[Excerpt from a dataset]
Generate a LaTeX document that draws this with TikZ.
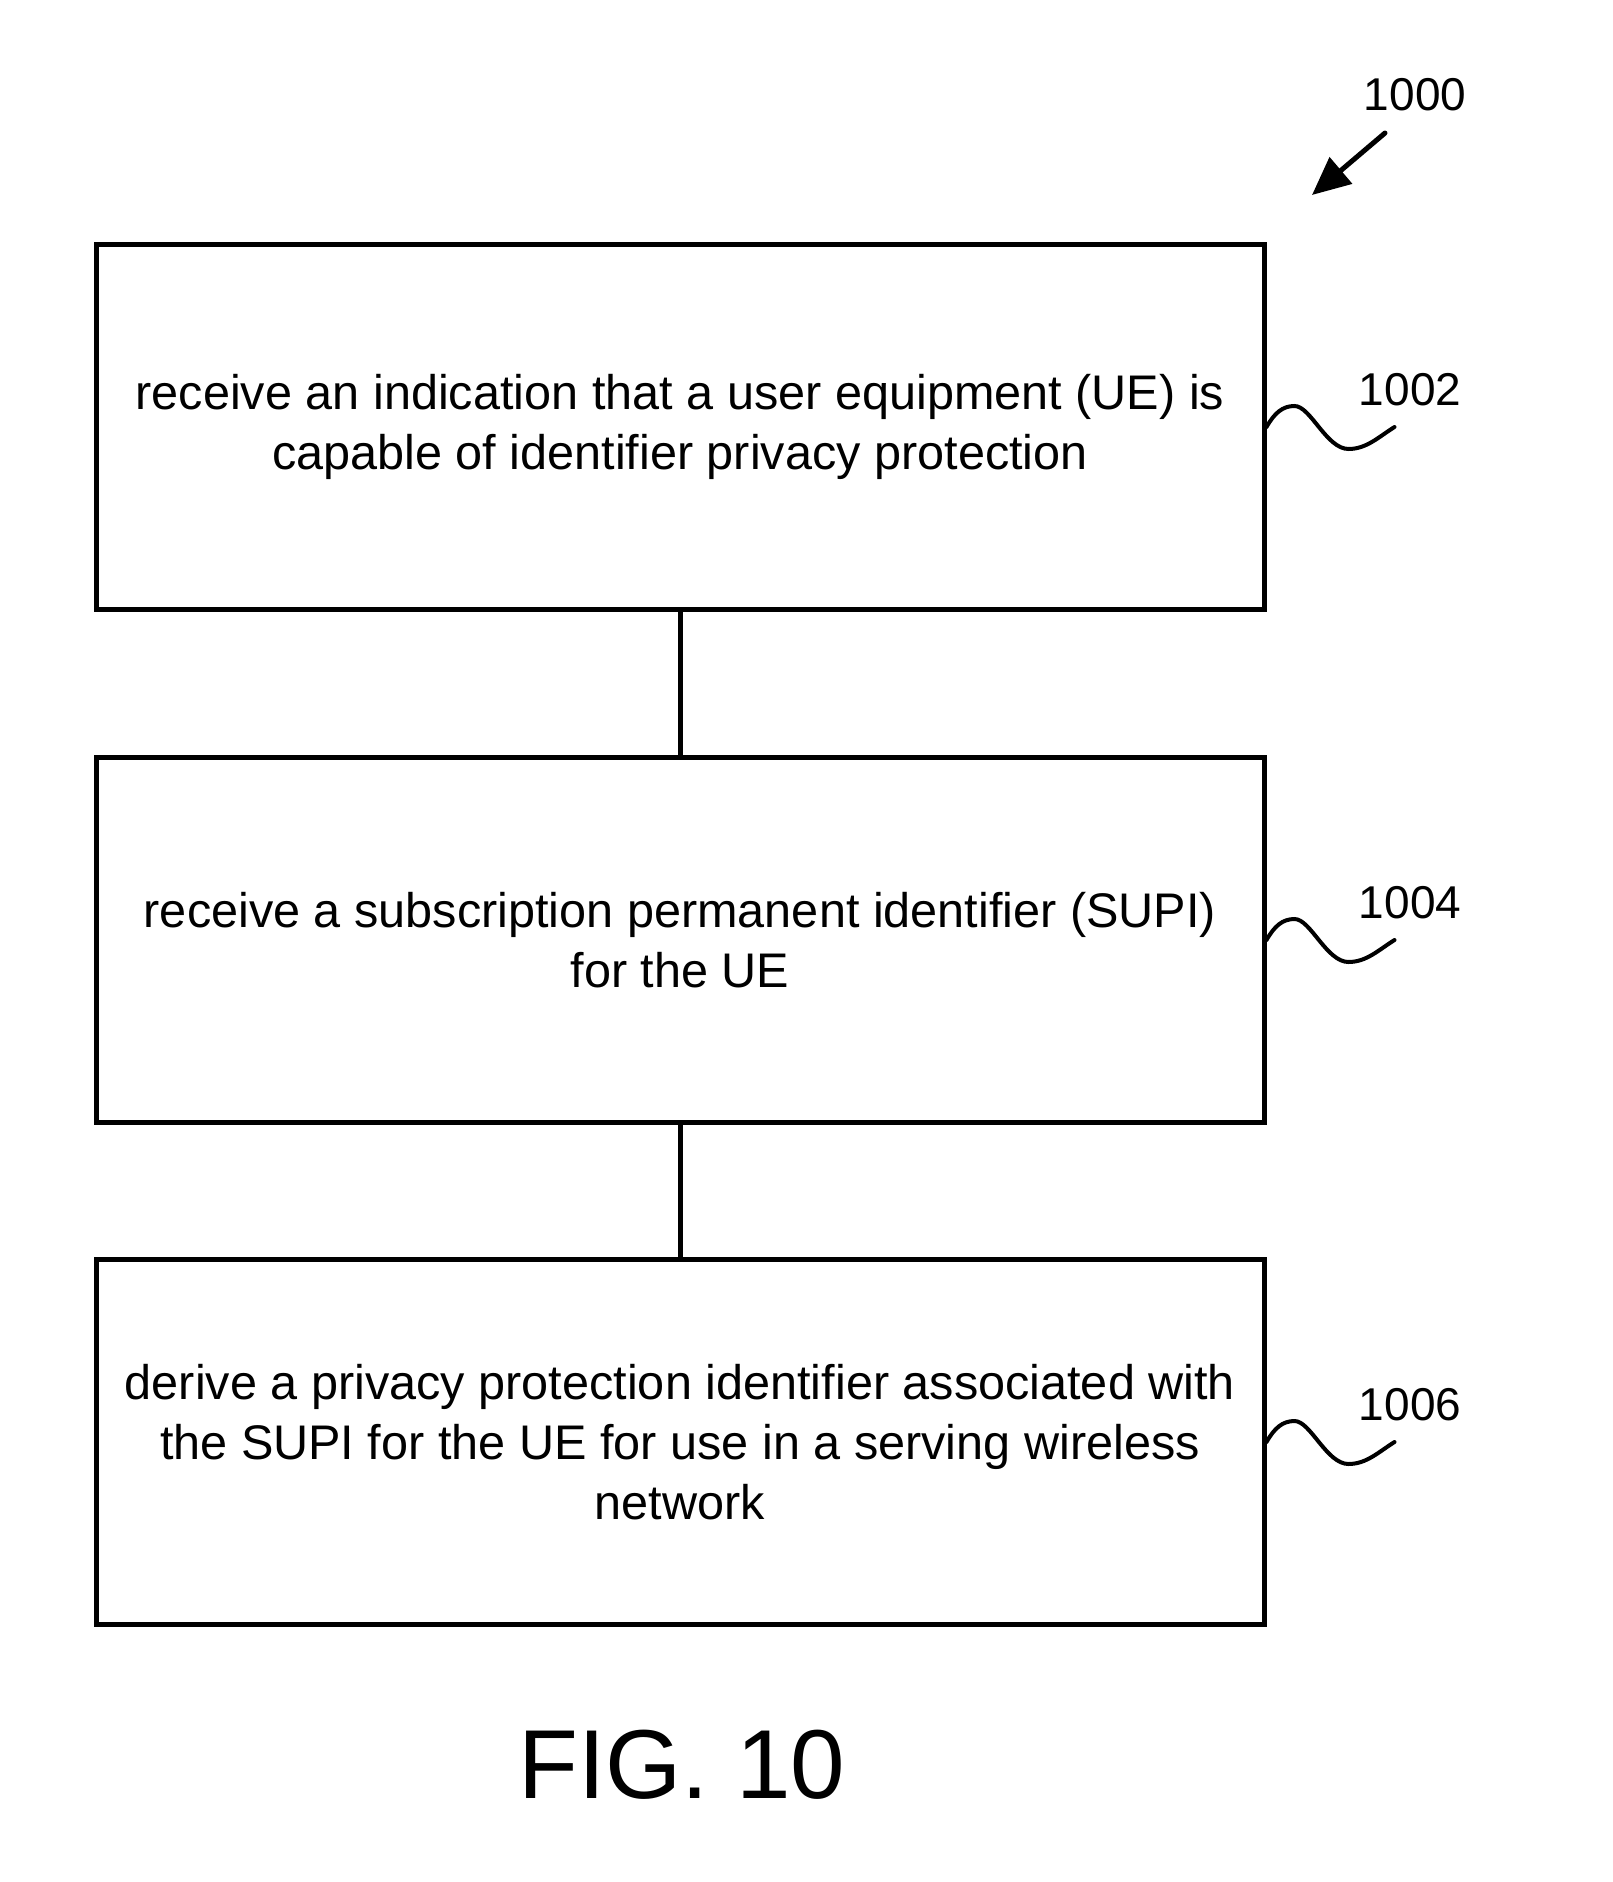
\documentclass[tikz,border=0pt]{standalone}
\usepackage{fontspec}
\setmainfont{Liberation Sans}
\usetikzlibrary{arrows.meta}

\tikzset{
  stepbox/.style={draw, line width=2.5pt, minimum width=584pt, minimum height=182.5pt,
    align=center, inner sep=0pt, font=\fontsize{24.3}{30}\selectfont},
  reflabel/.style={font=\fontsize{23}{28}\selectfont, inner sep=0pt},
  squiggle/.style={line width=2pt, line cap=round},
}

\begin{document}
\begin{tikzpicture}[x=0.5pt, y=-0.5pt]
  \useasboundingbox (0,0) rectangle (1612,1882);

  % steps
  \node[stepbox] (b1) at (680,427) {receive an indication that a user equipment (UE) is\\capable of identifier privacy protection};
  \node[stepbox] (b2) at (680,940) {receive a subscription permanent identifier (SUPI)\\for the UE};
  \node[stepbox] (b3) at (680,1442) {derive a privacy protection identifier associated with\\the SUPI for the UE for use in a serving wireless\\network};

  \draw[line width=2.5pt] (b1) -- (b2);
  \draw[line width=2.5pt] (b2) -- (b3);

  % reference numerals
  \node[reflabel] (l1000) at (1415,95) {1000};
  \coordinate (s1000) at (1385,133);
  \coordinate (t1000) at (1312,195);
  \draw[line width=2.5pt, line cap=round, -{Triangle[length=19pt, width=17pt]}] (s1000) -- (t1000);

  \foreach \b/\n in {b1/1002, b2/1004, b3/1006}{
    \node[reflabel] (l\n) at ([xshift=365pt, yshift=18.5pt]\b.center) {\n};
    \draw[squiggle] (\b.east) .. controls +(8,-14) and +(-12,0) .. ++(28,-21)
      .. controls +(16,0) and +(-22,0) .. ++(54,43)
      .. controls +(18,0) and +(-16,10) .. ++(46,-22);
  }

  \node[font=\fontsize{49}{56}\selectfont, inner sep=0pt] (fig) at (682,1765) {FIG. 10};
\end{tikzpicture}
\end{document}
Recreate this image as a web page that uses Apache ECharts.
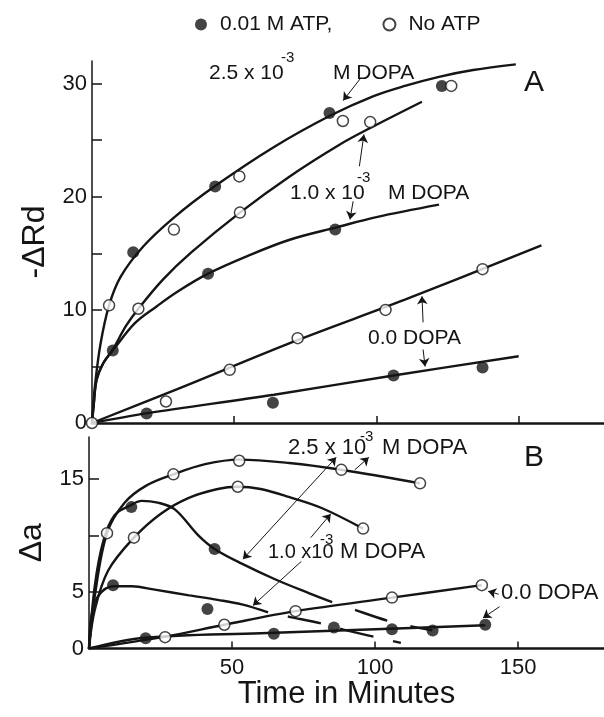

### [Required task]
Pull every line containing "with" from the data.

### [Correct answer]
Generate a LaTeX document that draws this with TikZ.
  \node[stepbox] (b3) at (680,1442) {derive a privacy protection identifier associated with\\the SUPI for the UE for use in a serving wireless\\network};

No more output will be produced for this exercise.